I felt I was very casual and open during the ceremony. I wasn't off task, but I was very transparent and open as I went through the process. Perhaps too transparent if I'm going to continue doing this kind of work. And perhaps the ceremony lasted too long. I might be able to figure out a way to accomplish the same work with fewer steps so the length is shorter and the event is more structured.

There came a point when I knew the clearing was done. I almost didn't finish clearing the house in that pass, I started to return to the altar and the homeowner pointed it out to me. I realized I was totally following the energy of the event and not a schedule. I also decided to skip the last step, partly because I just knew it was done, and partly to shorten the time. I need to think some more about the structure. I think I could use fewer clearing modalities and accomplish the same work. Perhaps I should take all four and then only use the one(s) that I feel are needed. Some are stronger than others, each has a slightly different purpose. They are each a different actor on the same stage, eh?

They had a refreshment afterward. I think that is a good thing to have at the end, a small breaking of bread with something sweet to end the ceremony. Think about that.

I used solar purified water for the event, and I could feel the difference.

At the end, I had them read their prayers/wishes/intentions for the house, and we burned them in the sage bowl. I used the Tibetan chimes at the end of each one. At one point, at exactly the moment I hit the chimes, the smoke detector went off at exactly the same pitch. It sounded for a moment as if the chime was sounding on a different plane of existence and we were able to hear that. It was a magical moment. We did realize it was the smoke detector, and at that second, it cut itself off. The homeowner opened two doors at that point so we didn't have any more smoke issues.

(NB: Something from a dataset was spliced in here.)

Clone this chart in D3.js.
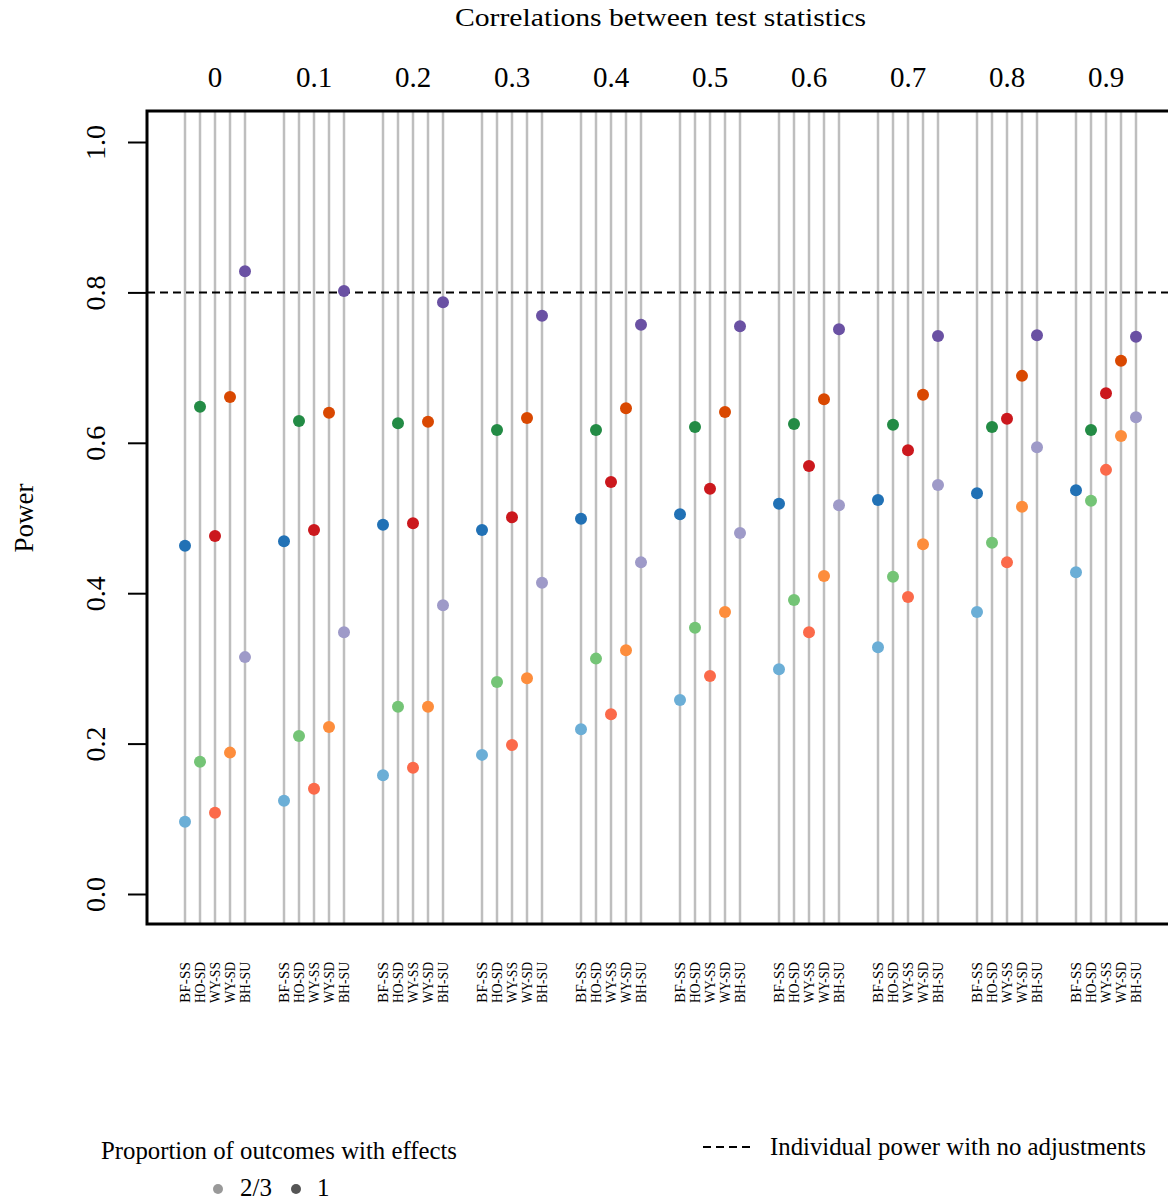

I hadn't thought through the sage smoke issue very well. I guess it was because I don't have any issue here in this house with the smoke. But that is something I will have to think through a bit more.

I need to create a very strong opening and closing for the event. It was stream of consciousness throughout. I think I did a good job with the open and close, but I would do better if I developed more of a boilerplate message for each end and used it each time. I would be more grounded and sure that I had accomplished the start and close clearly and with the greatest human impact.

I didn't do some of the things I normally do, and some of the things I intended to do. I intended to consciously expand my energy to fill the space at the start, and it just didn't cross my mind that it was time to do that. Also, I didn't do some of the prayers I usually do, inviting in the keepers, etc. I think part of the reason for both of this omissions is because I had been in sacred space for several hours at that point. I normally take those actions as I step into sacred space. I had already called them in, I knew they were already with me. Just more to think about.

The homeowner's friend took many pictures throughout the ceremony. I was amazingly unselfconscious. I am curious to see my energy in those pictures, to see if there is anything I can see in them.